#### What to do:
Exactly as written, retype the listing below, omitting the pictures.

***** Collected data *****

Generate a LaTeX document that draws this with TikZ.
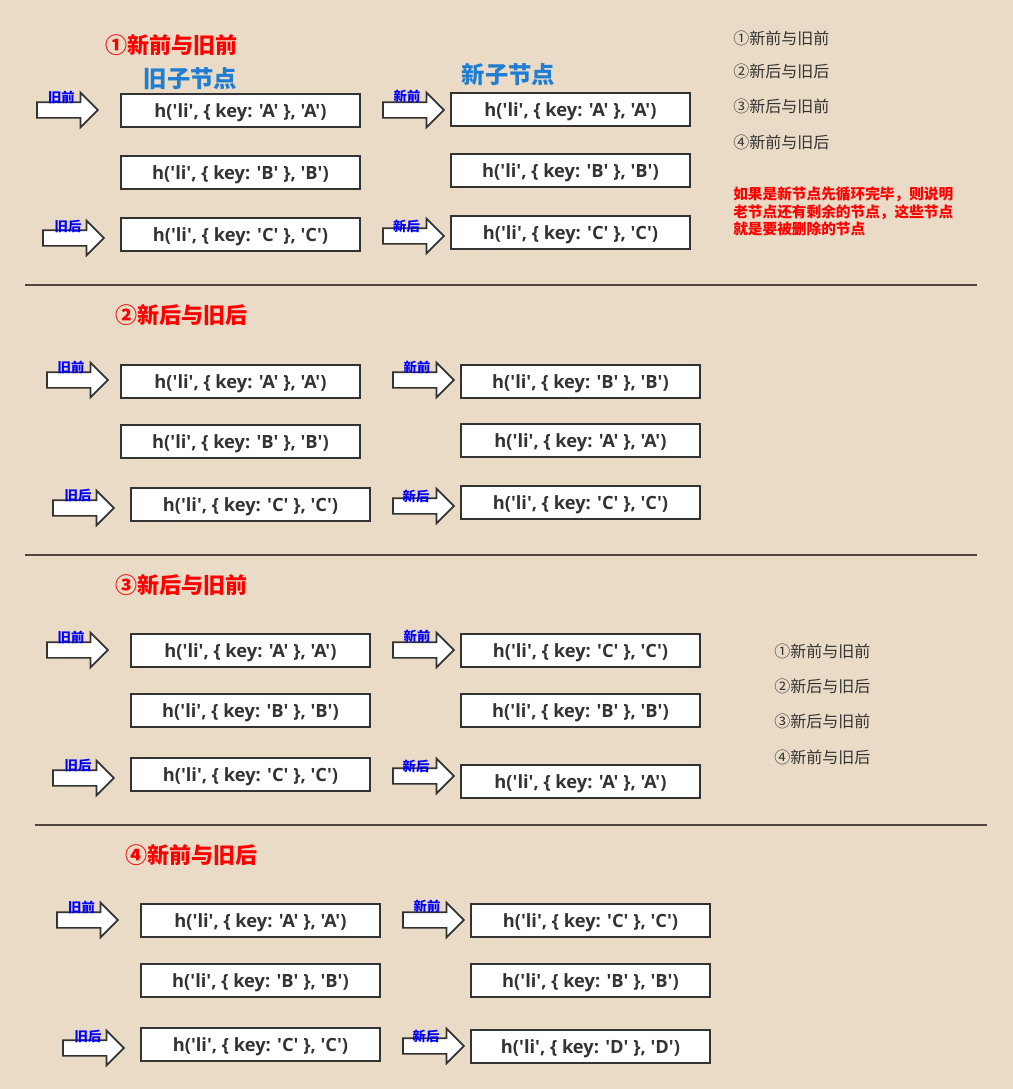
\documentclass[tikz,border=0pt]{standalone}
\usepackage{fontspec}
\setmainfont{Noto Sans CJK SC}
\newfontfamily\boxfont{Open Sans}
\usetikzlibrary{shapes.arrows}
\definecolor{paper}{RGB}{233,219,197}
\definecolor{ink}{RGB}{51,51,51}
\definecolor{rulecol}{RGB}{77,70,64}
\definecolor{hint}{RGB}{255,0,0}
\definecolor{headblue}{RGB}{31,125,212}
\definecolor{tagblue}{RGB}{0,0,255}
\tikzset{
  vbox/.style={draw=ink, line width=1.5pt, fill=white, minimum width=179.25pt,
               minimum height=24.75pt, inner sep=0pt, text=ink, text height=10.8pt, text depth=0pt,
               font=\boxfont\bfseries\fontsize{13.7}{15}\selectfont},
  ptr/.style={single arrow, draw=ink, line width=1.3pt, fill=white, inner xsep=0pt, inner ysep=5.25pt,
              minimum height=45.75pt, minimum width=24.75pt, xshift=-3pt},
  tag/.style={text=tagblue, inner sep=0pt, font=\bfseries\fontsize{10}{11}\selectfont},
  title/.style={text=hint, inner sep=0pt, font=\bfseries\fontsize{16.5}{18}\selectfont},
  side/.style={text=headblue, inner sep=0pt, font=\bfseries\fontsize{17.5}{19}\selectfont},
  legend/.style={anchor=west, text=ink, inner sep=0pt, font=\fontsize{12}{14}\selectfont},
  note/.style={anchor=north west, align=left, text=hint, inner sep=0pt,
               font=\bfseries\fontsize{11}{13.1}\selectfont},
  sep/.style={draw=rulecol, line width=1.5pt},
}

\begin{document}
\begin{tikzpicture}[x=0.75pt, y=-0.75pt]
  \fill[paper] (0,0) rectangle (1013,1089);
  \useasboundingbox (0,0) rectangle (1013,1089);

  % 1: new front vs old front
  \node[title] (h1) at (171.5,45) {①新前与旧前};
  \node[side] (oldhead) at (190.5,79) {旧子节点};
  \node[side] (newhead) at (508.5,75) {新子节点};
  \node[vbox] (o1a) at (240.5,110.5) {h('li', \{ key: 'A' \}, 'A')};
  \node[vbox] (o1b) at (240.5,172.5) {h('li', \{ key: 'B' \}, 'B')};
  \node[vbox] (o1c) at (240.5,234.5) {h('li', \{ key: 'C' \}, 'C')};
  \node[vbox] (n1a) at (570.5,109.5) {h('li', \{ key: 'A' \}, 'A')};
  \node[vbox] (n1b) at (570.5,170.5) {h('li', \{ key: 'B' \}, 'B')};
  \node[vbox] (n1c) at (570.5,232.5) {h('li', \{ key: 'C' \}, 'C')};
  \node[ptr] (p1of) at (67.5,110) {};
  \node[ptr] (p1ob) at (73.5,238) {};
  \node[ptr] (p1nf) at (413.5,110) {};
  \node[ptr] (p1nb) at (413.5,236) {};
  \node[tag] (t1of) at (61.5,97) {旧前};
  \node[tag] (t1ob) at (68,226) {旧后};
  \node[tag] (t1nf) at (407,96) {新前};
  \node[tag] (t1nb) at (406.5,226) {新后};
  \node[legend] (l1a) at (733,38) {①新前与旧前};
  \node[legend] (l1b) at (733,71) {②新后与旧后};
  \node[legend] (l1c) at (733,106) {③新后与旧前};
  \node[legend] (l1d) at (733,142) {④新前与旧后};
  \node[note] (remark) at (733,187) {如果是新节点先循环完毕，则说明\\老节点还有剩余的节点，这些节点\\就是要被删除的节点};
  \draw[sep] (25,285) -- (977,285);

  % 2: new back vs old back
  \node[title] (h2) at (181.5,315) {②新后与旧后};
  \node[vbox] (o2a) at (240.5,381.5) {h('li', \{ key: 'A' \}, 'A')};
  \node[vbox] (o2b) at (240.5,441.5) {h('li', \{ key: 'B' \}, 'B')};
  \node[vbox] (o2c) at (250.5,504) {h('li', \{ key: 'C' \}, 'C')};
  \node[vbox] (n2a) at (580.5,381.5) {h('li', \{ key: 'B' \}, 'B')};
  \node[vbox] (n2b) at (580.5,440.5) {h('li', \{ key: 'A' \}, 'A')};
  \node[vbox] (n2c) at (580.5,502.5) {h('li', \{ key: 'C' \}, 'C')};
  \node[ptr] (p2of) at (77.5,380) {};
  \node[ptr] (p2ob) at (83.5,508) {};
  \node[ptr] (p2nf) at (423.5,380) {};
  \node[ptr] (p2nb) at (423.5,506) {};
  \node[tag] (t2of) at (71,367) {旧前};
  \node[tag] (t2ob) at (78,495) {旧后};
  \node[tag] (t2nf) at (417,367) {新前};
  \node[tag] (t2nb) at (416,496) {新后};
  \draw[sep] (25,555) -- (977,555);

  % 3: new back vs old front
  \node[title] (h3) at (181.5,585) {③新后与旧前};
  \node[vbox] (o3a) at (250.5,650.5) {h('li', \{ key: 'A' \}, 'A')};
  \node[vbox] (o3b) at (250.5,710.5) {h('li', \{ key: 'B' \}, 'B')};
  \node[vbox] (o3c) at (250.5,774) {h('li', \{ key: 'C' \}, 'C')};
  \node[vbox] (n3a) at (580.5,650.5) {h('li', \{ key: 'C' \}, 'C')};
  \node[vbox] (n3b) at (580.5,710.5) {h('li', \{ key: 'B' \}, 'B')};
  \node[vbox] (n3c) at (580.5,781) {h('li', \{ key: 'A' \}, 'A')};
  \node[ptr] (p3of) at (77.5,650) {};
  \node[ptr] (p3ob) at (83.5,778) {};
  \node[ptr] (p3nf) at (423.5,650) {};
  \node[ptr] (p3nb) at (423.5,776) {};
  \node[tag] (t3of) at (71,637) {旧前};
  \node[tag] (t3ob) at (78,765) {旧后};
  \node[tag] (t3nf) at (417,636) {新前};
  \node[tag] (t3nb) at (416,766) {新后};
  \node[legend] (l3a) at (774,651) {①新前与旧前};
  \node[legend] (l3b) at (774,686) {②新后与旧后};
  \node[legend] (l3c) at (774,721) {③新后与旧前};
  \node[legend] (l3d) at (774,757) {④新前与旧后};
  \draw[sep] (35,825) -- (987,825);

  % 4: new front vs old back
  \node[title] (h4) at (191.5,855) {④新前与旧后};
  \node[vbox] (o4a) at (260.5,920.5) {h('li', \{ key: 'A' \}, 'A')};
  \node[vbox] (o4b) at (260.5,980.5) {h('li', \{ key: 'B' \}, 'B')};
  \node[vbox] (o4c) at (260.5,1044) {h('li', \{ key: 'C' \}, 'C')};
  \node[vbox] (n4a) at (590.5,920.5) {h('li', \{ key: 'C' \}, 'C')};
  \node[vbox] (n4b) at (590.5,980.5) {h('li', \{ key: 'B' \}, 'B')};
  \node[vbox] (n4c) at (590.5,1046.5) {h('li', \{ key: 'D' \}, 'D')};
  \node[ptr] (p4of) at (87.5,920) {};
  \node[ptr] (p4ob) at (93.5,1048) {};
  \node[ptr] (p4nf) at (433.5,920) {};
  \node[ptr] (p4nb) at (433.5,1046) {};
  \node[tag] (t4of) at (81.5,907) {旧前};
  \node[tag] (t4ob) at (88,1036) {旧后};
  \node[tag] (t4nf) at (427,906) {新前};
  \node[tag] (t4nb) at (426,1036) {新后};
\end{tikzpicture}
\end{document}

*****

#### Solution to the exercise:
Generate a LaTeX document that draws this with TikZ.
\documentclass[tikz,border=0pt]{standalone}
\usepackage{fontspec}
\setmainfont{Noto Sans CJK SC}
\newfontfamily\boxfont{Open Sans}
\usetikzlibrary{shapes.arrows}
\definecolor{paper}{RGB}{233,219,197}
\definecolor{ink}{RGB}{51,51,51}
\definecolor{rulecol}{RGB}{77,70,64}
\definecolor{hint}{RGB}{255,0,0}
\definecolor{headblue}{RGB}{31,125,212}
\definecolor{tagblue}{RGB}{0,0,255}
\tikzset{
  vbox/.style={draw=ink, line width=1.5pt, fill=white, minimum width=179.25pt,
               minimum height=24.75pt, inner sep=0pt, text=ink, text height=10.8pt, text depth=0pt,
               font=\boxfont\bfseries\fontsize{13.7}{15}\selectfont},
  ptr/.style={single arrow, draw=ink, line width=1.3pt, fill=white, inner xsep=0pt, inner ysep=5.25pt,
              minimum height=45.75pt, minimum width=24.75pt, xshift=-3pt},
  tag/.style={text=tagblue, inner sep=0pt, font=\bfseries\fontsize{10}{11}\selectfont},
  title/.style={text=hint, inner sep=0pt, font=\bfseries\fontsize{16.5}{18}\selectfont},
  side/.style={text=headblue, inner sep=0pt, font=\bfseries\fontsize{17.5}{19}\selectfont},
  legend/.style={anchor=west, text=ink, inner sep=0pt, font=\fontsize{12}{14}\selectfont},
  note/.style={anchor=north west, align=left, text=hint, inner sep=0pt,
               font=\bfseries\fontsize{11}{13.1}\selectfont},
  sep/.style={draw=rulecol, line width=1.5pt},
}

\begin{document}
\begin{tikzpicture}[x=0.75pt, y=-0.75pt]
  \fill[paper] (0,0) rectangle (1013,1089);
  \useasboundingbox (0,0) rectangle (1013,1089);

  % 1: new front vs old front
  \node[title] (h1) at (171.5,45) {①新前与旧前};
  \node[side] (oldhead) at (190.5,79) {旧子节点};
  \node[side] (newhead) at (508.5,75) {新子节点};
  \node[vbox] (o1a) at (240.5,110.5) {h('li', \{ key: 'A' \}, 'A')};
  \node[vbox] (o1b) at (240.5,172.5) {h('li', \{ key: 'B' \}, 'B')};
  \node[vbox] (o1c) at (240.5,234.5) {h('li', \{ key: 'C' \}, 'C')};
  \node[vbox] (n1a) at (570.5,109.5) {h('li', \{ key: 'A' \}, 'A')};
  \node[vbox] (n1b) at (570.5,170.5) {h('li', \{ key: 'B' \}, 'B')};
  \node[vbox] (n1c) at (570.5,232.5) {h('li', \{ key: 'C' \}, 'C')};
  \node[ptr] (p1of) at (67.5,110) {};
  \node[ptr] (p1ob) at (73.5,238) {};
  \node[ptr] (p1nf) at (413.5,110) {};
  \node[ptr] (p1nb) at (413.5,236) {};
  \node[tag] (t1of) at (61.5,97) {旧前};
  \node[tag] (t1ob) at (68,226) {旧后};
  \node[tag] (t1nf) at (407,96) {新前};
  \node[tag] (t1nb) at (406.5,226) {新后};
  \node[legend] (l1a) at (733,38) {①新前与旧前};
  \node[legend] (l1b) at (733,71) {②新后与旧后};
  \node[legend] (l1c) at (733,106) {③新后与旧前};
  \node[legend] (l1d) at (733,142) {④新前与旧后};
  \node[note] (remark) at (733,187) {如果是新节点先循环完毕，则说明\\老节点还有剩余的节点，这些节点\\就是要被删除的节点};
  \draw[sep] (25,285) -- (977,285);

  % 2: new back vs old back
  \node[title] (h2) at (181.5,315) {②新后与旧后};
  \node[vbox] (o2a) at (240.5,381.5) {h('li', \{ key: 'A' \}, 'A')};
  \node[vbox] (o2b) at (240.5,441.5) {h('li', \{ key: 'B' \}, 'B')};
  \node[vbox] (o2c) at (250.5,504) {h('li', \{ key: 'C' \}, 'C')};
  \node[vbox] (n2a) at (580.5,381.5) {h('li', \{ key: 'B' \}, 'B')};
  \node[vbox] (n2b) at (580.5,440.5) {h('li', \{ key: 'A' \}, 'A')};
  \node[vbox] (n2c) at (580.5,502.5) {h('li', \{ key: 'C' \}, 'C')};
  \node[ptr] (p2of) at (77.5,380) {};
  \node[ptr] (p2ob) at (83.5,508) {};
  \node[ptr] (p2nf) at (423.5,380) {};
  \node[ptr] (p2nb) at (423.5,506) {};
  \node[tag] (t2of) at (71,367) {旧前};
  \node[tag] (t2ob) at (78,495) {旧后};
  \node[tag] (t2nf) at (417,367) {新前};
  \node[tag] (t2nb) at (416,496) {新后};
  \draw[sep] (25,555) -- (977,555);

  % 3: new back vs old front
  \node[title] (h3) at (181.5,585) {③新后与旧前};
  \node[vbox] (o3a) at (250.5,650.5) {h('li', \{ key: 'A' \}, 'A')};
  \node[vbox] (o3b) at (250.5,710.5) {h('li', \{ key: 'B' \}, 'B')};
  \node[vbox] (o3c) at (250.5,774) {h('li', \{ key: 'C' \}, 'C')};
  \node[vbox] (n3a) at (580.5,650.5) {h('li', \{ key: 'C' \}, 'C')};
  \node[vbox] (n3b) at (580.5,710.5) {h('li', \{ key: 'B' \}, 'B')};
  \node[vbox] (n3c) at (580.5,781) {h('li', \{ key: 'A' \}, 'A')};
  \node[ptr] (p3of) at (77.5,650) {};
  \node[ptr] (p3ob) at (83.5,778) {};
  \node[ptr] (p3nf) at (423.5,650) {};
  \node[ptr] (p3nb) at (423.5,776) {};
  \node[tag] (t3of) at (71,637) {旧前};
  \node[tag] (t3ob) at (78,765) {旧后};
  \node[tag] (t3nf) at (417,636) {新前};
  \node[tag] (t3nb) at (416,766) {新后};
  \node[legend] (l3a) at (774,651) {①新前与旧前};
  \node[legend] (l3b) at (774,686) {②新后与旧后};
  \node[legend] (l3c) at (774,721) {③新后与旧前};
  \node[legend] (l3d) at (774,757) {④新前与旧后};
  \draw[sep] (35,825) -- (987,825);

  % 4: new front vs old back
  \node[title] (h4) at (191.5,855) {④新前与旧后};
  \node[vbox] (o4a) at (260.5,920.5) {h('li', \{ key: 'A' \}, 'A')};
  \node[vbox] (o4b) at (260.5,980.5) {h('li', \{ key: 'B' \}, 'B')};
  \node[vbox] (o4c) at (260.5,1044) {h('li', \{ key: 'C' \}, 'C')};
  \node[vbox] (n4a) at (590.5,920.5) {h('li', \{ key: 'C' \}, 'C')};
  \node[vbox] (n4b) at (590.5,980.5) {h('li', \{ key: 'B' \}, 'B')};
  \node[vbox] (n4c) at (590.5,1046.5) {h('li', \{ key: 'D' \}, 'D')};
  \node[ptr] (p4of) at (87.5,920) {};
  \node[ptr] (p4ob) at (93.5,1048) {};
  \node[ptr] (p4nf) at (433.5,920) {};
  \node[ptr] (p4nb) at (433.5,1046) {};
  \node[tag] (t4of) at (81.5,907) {旧前};
  \node[tag] (t4ob) at (88,1036) {旧后};
  \node[tag] (t4nf) at (427,906) {新前};
  \node[tag] (t4nb) at (426,1036) {新后};
\end{tikzpicture}
\end{document}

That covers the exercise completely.